Editor's Note: At one time, a residential school for the blind was the only educational option a blind child had. Many parents today think of it with horror; but was it really "bad'for the children ? Isn 't the proof, as the old saying goes, in the pudding? Reprinted below are portions of an article written by Laurie Eckery and published in the News From Blind Nebraskans (the newsletter of the NFB of Nebraska) some years ago. I kept it because it helps me keep my perspective about what is really important in the education of blind children.
"Our earliest perceptions come from those with whom we have our earliest contact. Usually, it is our parents (or other guardians) and our teachers. For some of us, those early perceptions of life came from houseparents and teachers who were far away from our homes~the staff of the Nebraska School for the Visually Handicapped. It was a trauma indeed for some of us to leave our homes in order to receive our academic education. However, as Mr. Regler stated in our 1975 Centennial Yearbook, 'It takes a special kind of love to be able to send children from their homes to school, and allow someone from outside the family to have the privilege of participating in their daily learning experiences.
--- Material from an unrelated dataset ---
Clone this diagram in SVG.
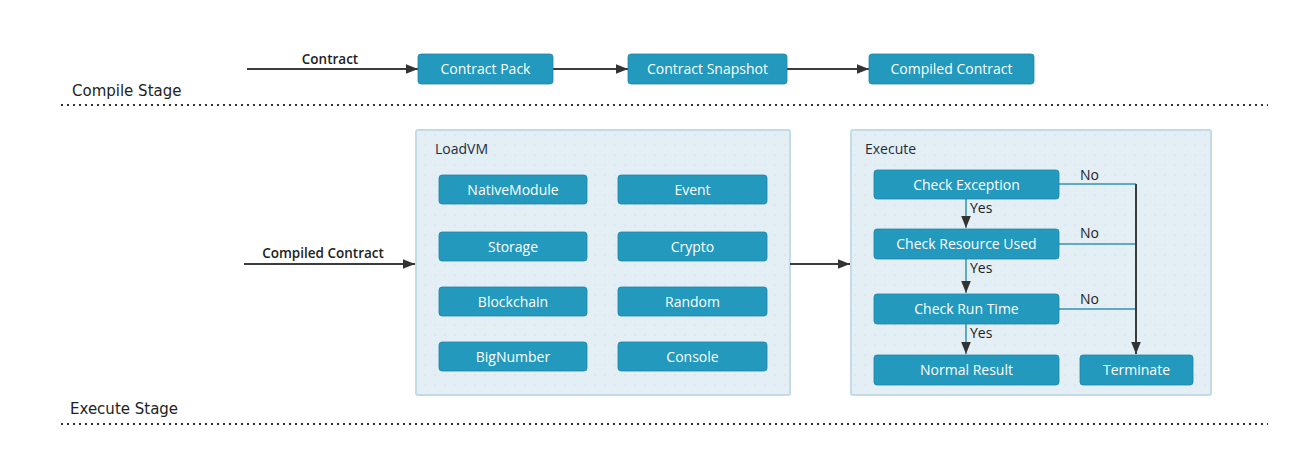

I hope we have been worthy of your trust.'
"Now that I am once again involved in academic education, I realize the origin of my strong academic training. It also has occurred to me during an intense study of my family that it was at Nebraska City that I learned that other people outside the family could be okay. I think that this is part of the key that may allow me someday to have 'not just a living, but a life.'
"As a part of the 1975 Centenial Celebration for the Nebraska School for the Visually Handicapped, Laurie and Barbara Beach (now Laurie Eckery and Barbara Walker) composed a song featuring the philosophy of Samuel Bacon, the founder of the school. ...The words follow:
Not just a living, but a life of dignity,
Not mere subsistence, but a chance to really be.
Not degradation, but equal education.
Not just a living, but a life for you and me.
In the 1800's 'bout a hundred years ago,
A blind man, Samuel Bacon, knew we had the right to grow.
And today we profit by his life of dedication
He founded our school and wrote these words of inspiration.
As we live our lives today, it is quite obvious,
His words so true for yesterday remain a guide for us.
We still need more than jobs to gain our full emancipation,
We need love, respect, and families, and friends as our foundation.
"During the composition of this song and during the rest of the festivities of our celebration, we were not only reminiscing about the blind of the past and the present, for it was also the blind children of tomorrow who held our concerns. Though we support public school education for blind children, we also support [residential] education of blind children. We strongly believe that blind children should be given alternatives and the chance to choose which form of education works better in a particular child's particular circumstances."